Showing up at Newegg unannounced to do a video in their parking lot about how they won't talk to you and then flying back would push this in to clickbait territory. I don't see any other outcome from the stunt really
Why would that be clickbait territory? Did he not get scammed or encounter gross incompetence? Aren't seemingly many other customers?
So then, don't play on the large corporation's side and let them do as they like. Go for that filmed interview at their headquarters.
If they don't want to commit to an interview at all, that speaks for itself.
If they do an interview with some low-level PR guy, that does, too.
If they have someone that can actually reasonably explain how this is neither scam nor cross incompetence but a particularly unfortunate situation? Good for them. Sounds unlikely, but hey, if it's the case, so be it.

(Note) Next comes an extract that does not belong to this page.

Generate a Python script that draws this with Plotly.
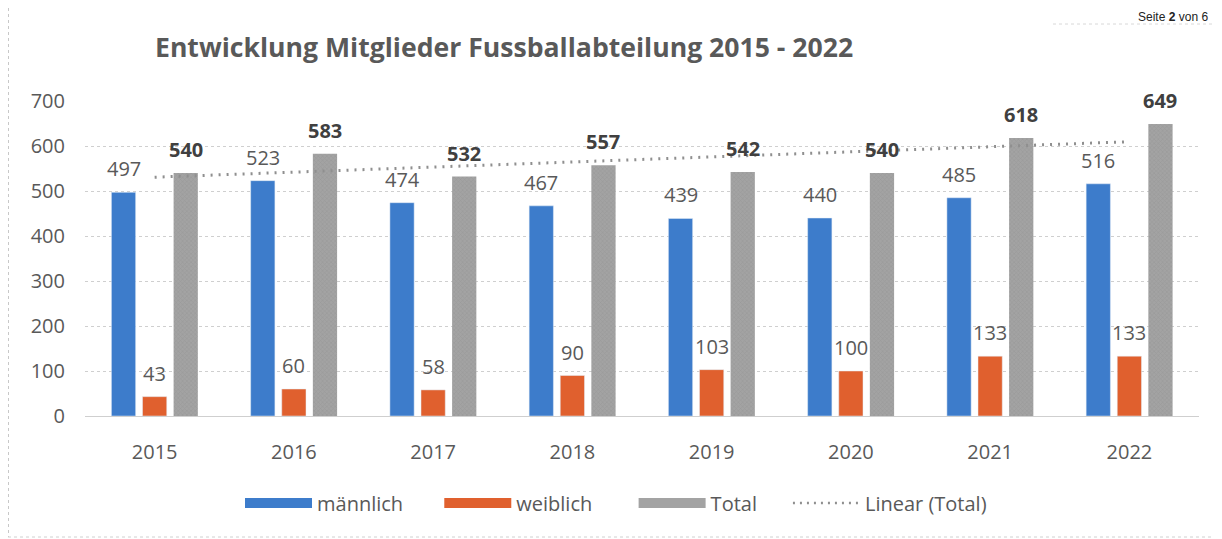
import numpy as np
import plotly.graph_objects as go

years = ["2015", "2016", "2017", "2018", "2019", "2020", "2021", "2022"]
maennlich = [497, 523, 474, 467, 439, 440, 485, 516]
weiblich = [43, 60, 58, 90, 103, 100, 133, 133]
total = [540, 583, 532, 557, 542, 540, 618, 649]
y_ticks = [0, 100, 200, 300, 400, 500, 600, 700]

title_text = "Entwicklung Mitglieder Fussballabteilung 2015 - 2022"
FONT = "Open Sans"
GRAY_TXT = "#595959"
C_M = "#3D7CCB"
C_W = "#E0602E"
C_T = "#A3A3A3"

# The page is rendered with an 8px body margin: figure is sized to fill the rest.
W, H = 1214, 531
L, R, T, B = 77, 23, 93, 123
PW, PH = W - L - R, H - T - B


def px_x(x):  # figure pixel -> paper x
    return (x - L) / PW


def px_y(y):  # figure pixel -> paper y
    return (H - B - y) / PH


# linear trendline of Total (as Excel "Linear (Total)")
xi = np.arange(len(total))
slope, intercept = np.polyfit(xi, total, 1)
trend = (intercept + slope * xi).tolist()

fig = go.Figure()
fig.add_trace(go.Bar(x=years, y=maennlich, name="männlich", marker_color=C_M,
                     showlegend=False, legendgroup="m"))
fig.add_trace(go.Bar(x=years, y=weiblich, name="weiblich", marker_color=C_W,
                     showlegend=False, legendgroup="w"))
fig.add_trace(go.Bar(x=years, y=total, name="Total", showlegend=False, legendgroup="t",
                     marker=dict(color=C_T, line=dict(width=0),
                                 pattern=dict(shape="x", size=3, solidity=0.3,
                                              fgcolor="#8a8a8a", bgcolor=C_T))))
fig.add_trace(go.Scatter(x=years, y=trend, mode="lines", name="Linear (Total)",
                         line=dict(color="#8f8f8f", width=3, dash="2px,6px"),
                         showlegend=False, legendgroup="lin"))

# legend entries with wide swatches (non-breaking spaces widen the gaps like Excel)
NB = "\u00a0"
for nm, pad, col, grp in [("männlich", 6, C_M, "m"), ("weiblich", 7, C_W, "w"),
                          ("Total", 5, C_T, "t")]:
    fig.add_trace(go.Scatter(x=[years[0]], y=[None], mode="lines", name=nm + NB * pad,
                             legendgroup=grp, line=dict(color=col, width=10)))
fig.add_trace(go.Scatter(x=[years[0]], y=[None], mode="lines", name="Linear (Total)",
                         legendgroup="lin", line=dict(color="#8f8f8f", width=2.5, dash="2px,5px")))

annotations = []
for vals, shift, bold in [(maennlich, -31, False), (weiblich, 0, False), (total, 31, True)]:
    for i, v in enumerate(vals):
        annotations.append(dict(
            x=i, y=v, xref="x", yref="y", xshift=shift, yshift=8,
            text=f"<b>{v}</b>" if bold else str(v), showarrow=False,
            yanchor="bottom", xanchor="center",
            font=dict(family=FONT, size=20, color="#404040" if bold else GRAY_TXT)))

annotations.append(dict(x=px_x(W - 12), y=px_y(0), xref="paper", yref="paper", showarrow=False,
                        text="Seite <b>2</b> von 6", xanchor="right", yanchor="top",
                        font=dict(family="Liberation Sans", size=12, color="#222")))

fig.update_layout(
    width=W, height=H,
    paper_bgcolor="white", plot_bgcolor="white",
    margin=dict(l=L, r=R, t=T, b=B),
    barmode="group", bargap=0.33, bargroupgap=0.22,
    title=dict(text=f"<b>{title_text}</b>", x=147 / W, xanchor="left",
               y=1 - 40 / H, yanchor="middle",
               font=dict(family=FONT, size=26.6, color=GRAY_TXT)),
    font=dict(family=FONT, size=20, color=GRAY_TXT),
    legend=dict(orientation="h", x=px_x(232), xanchor="left", y=px_y(495), yanchor="middle",
                font=dict(family=FONT, size=20, color=GRAY_TXT), itemwidth=67,
                traceorder="normal", bgcolor="rgba(0,0,0,0)"),
    annotations=annotations,
    shapes=[
        dict(type="line", xref="paper", yref="paper", x0=px_x(0.5), x1=px_x(0.5),
             y0=px_y(0), y1=px_y(529),
             line=dict(color="#c8c8c8", width=1, dash="dot")),
        dict(type="line", xref="paper", yref="paper", x0=px_x(0), x1=px_x(W),
             y0=px_y(529), y1=px_y(529),
             line=dict(color="#d0d0d0", width=1, dash="dot")),
        dict(type="line", xref="paper", yref="paper", x0=px_x(1045), x1=px_x(W),
             y0=px_y(16), y1=px_y(16),
             line=dict(color="#d8d8d8", width=1, dash="dot")),
    ],
)
fig.update_xaxes(type="category", categoryorder="array", categoryarray=years,
                 range=[-0.5, len(years) - 0.5], showgrid=False, showline=False, ticks="",
                 tickfont=dict(family=FONT, size=20, color=GRAY_TXT), ticklabelstandoff=22)
fig.update_yaxes(range=[0, 700], tickvals=y_ticks, showgrid=True, gridcolor="#cfcfcf",
                 griddash="dot", gridwidth=1, zeroline=True, zerolinecolor="#cfcfcf",
                 zerolinewidth=1, showline=False, ticks="",
                 tickfont=dict(family=FONT, size=20, color=GRAY_TXT), ticklabelstandoff=19)

fig.write_html("out.html")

And well, if it is a systematic scam, to which they'll never directly confess, then at least admit to
some structural issues and give concrete goals to improve all that.
If all that's not possible, then fuck 'em?! It's great that their scummy practices cause a deserved fallout. Feels like some here want to feel bad for Newegg. Or the pearl-clutching about "someone should be fired for this". Of course, someone should be fired. If it was just a particularly incompetent RMA inspector then him/her. If it was a scummy manager, then that person. If it was systematic scamming from high up, then the CEO and whoever should get fired, hypothetically. What's the alternative, that a company can do no wrong to a degree where one mustn't even state that some general person should probably be fired for gross incompetence?
It's clear that Steve's saying that in the base case scenario, one or several employees fucked up so badly that they ought to be fired. Meanwhile, in a
worse-case scenario, cost-saving measures make it easy for overworked personnel to make such mistakes. And in the
worst-case scenario, it's company-mandated.